It's gotten easier, now that time has passed. The immediacy isn't quite so upon us.
And I say this as a young woman who broke down in tears in front of Carmen Agra Deedy when she shared with me the beautiful picture book she wrote about the gift of cows made to America by the Maasai tribe in Africa. That was only six weeks ago.
As my grandparents remember Pearl Harbor, and my parents the day Kennedy was shot: I remember 9/11/01.
I know where I was when the first plane hit (Renaissance Women in Italy History course). I know who the first person I reached on the phone was (Master Sergeant). I can remember shutting off the television because my roommate Cindy and I were so numb from repetition that there were no tears left. I can remember the name of someone who should have been at work that day and wasn't.
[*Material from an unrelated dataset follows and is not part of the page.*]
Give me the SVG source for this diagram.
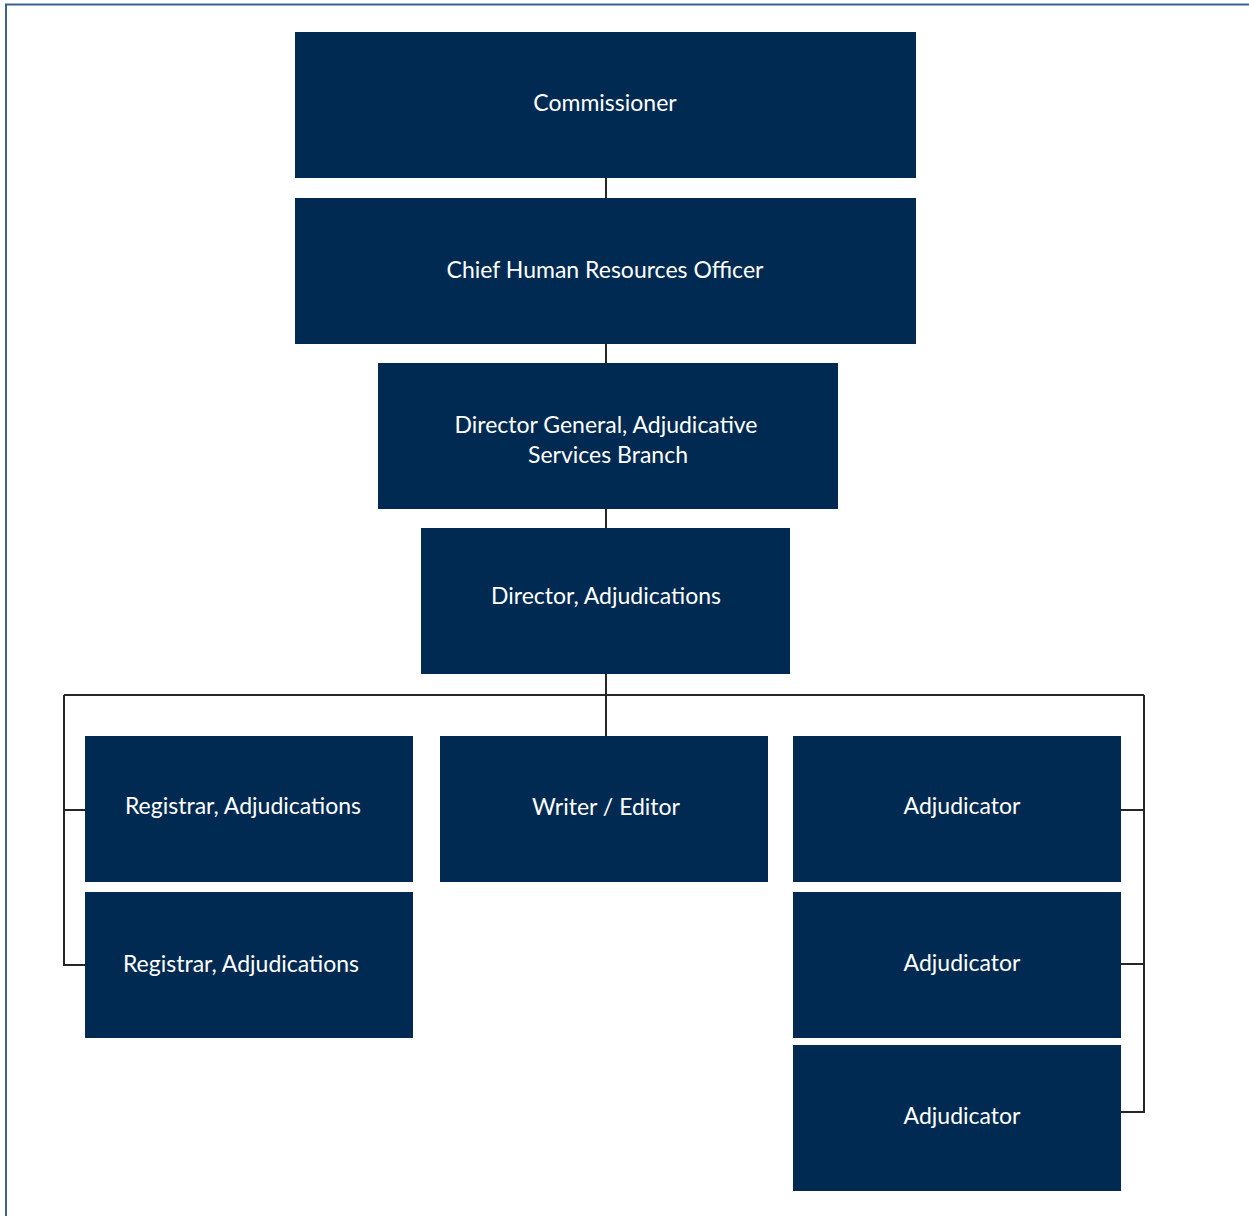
<svg xmlns="http://www.w3.org/2000/svg" width="1249" height="1216" viewBox="0 0 1249 1216">
<style>
.box{fill:#002a52}
.t{font-family:Lato,"Open Sans","Liberation Sans",sans-serif;font-size:23px;fill:#ffffff;text-anchor:middle;dominant-baseline:central}
.c{stroke:#262626;stroke-width:2;fill:none}
</style>
<rect width="1249" height="1216" fill="#ffffff"/>
<path d="M6,1216 V4.5 H1249" fill="none" stroke="#3a6090" stroke-width="2"/>
<g id="connectors">
<path class="c" d="M606,178 V736"/>
<path class="c" d="M64,695 H1144"/>
<path class="c" d="M64,695 V965 H85 M64,810 H85"/>
<path class="c" d="M1144,695 V1112 H1121 M1121,810 H1144 M1121,964 H1144"/>
</g>
<g id="commissioner"><rect class="box" x="295" y="32" width="621" height="146"/><text class="t" x="605" y="102">Commissioner</text></g>
<g id="chro"><rect class="box" x="295" y="198" width="621" height="146"/><text class="t" x="605" y="269">Chief Human Resources Officer</text></g>
<g id="dg"><rect class="box" x="378" y="363" width="460" height="146"/><text class="t" x="606" y="424">Director General, Adjudicative</text><text class="t" x="608" y="454">Services Branch</text></g>
<g id="director"><rect class="box" x="421" y="528" width="369" height="146"/><text class="t" x="606" y="595">Director, Adjudications</text></g>
<g id="registrar1"><rect class="box" x="85" y="736" width="328" height="146"/><text class="t" x="243" y="805">Registrar, Adjudications</text></g>
<g id="registrar2"><rect class="box" x="85" y="892" width="328" height="146"/><text class="t" x="241" y="963">Registrar, Adjudications</text></g>
<g id="writer"><rect class="box" x="440" y="736" width="328" height="146"/><text class="t" x="606" y="806">Writer / Editor</text></g>
<g id="adjudicator1"><rect class="box" x="793" y="736" width="328" height="146"/><text class="t" x="962" y="805">Adjudicator</text></g>
<g id="adjudicator2"><rect class="box" x="793" y="892" width="328" height="146"/><text class="t" x="962" y="962">Adjudicator</text></g>
<g id="adjudicator3"><rect class="box" x="793" y="1045" width="328" height="146"/><text class="t" x="962" y="1115">Adjudicator</text></g>
</svg>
I can remember, a year later, tears streaming unashamedly down my face as I was a part of the Rolling Requiem. I remember feeling as though I'd just dropped 100 feet when the NJ Transit train pulled into the daylight--and I realized that I was riding around inside the basement of the towers.
Today, as I imagine it will be for the rest of my life, I will remember.
1 comment:
I know what you mean. I was in a history class, too, and I thought it was a fake at first because the teacher (nicknamed "Bootleg" by the students) was famous for making fake movies. When we realized it was real, it only seemed more unreal. I wondered whether this would be it, whether the attack was just part of a massive one about to hit the whole country, whether we were already aiming nuclear strikes in retaliation that would, through mutually assured destruction, cause human life on Earth to basically end. It wasn't until later that afternoon, when I realized that the human race was going to survive the day, that I really saw the horror and tragedy of what still had happened.
And it is very much like the JFK assassination was for my parents. My dad remembers the first and last name of the girl who cried in his fifth-grade classroom.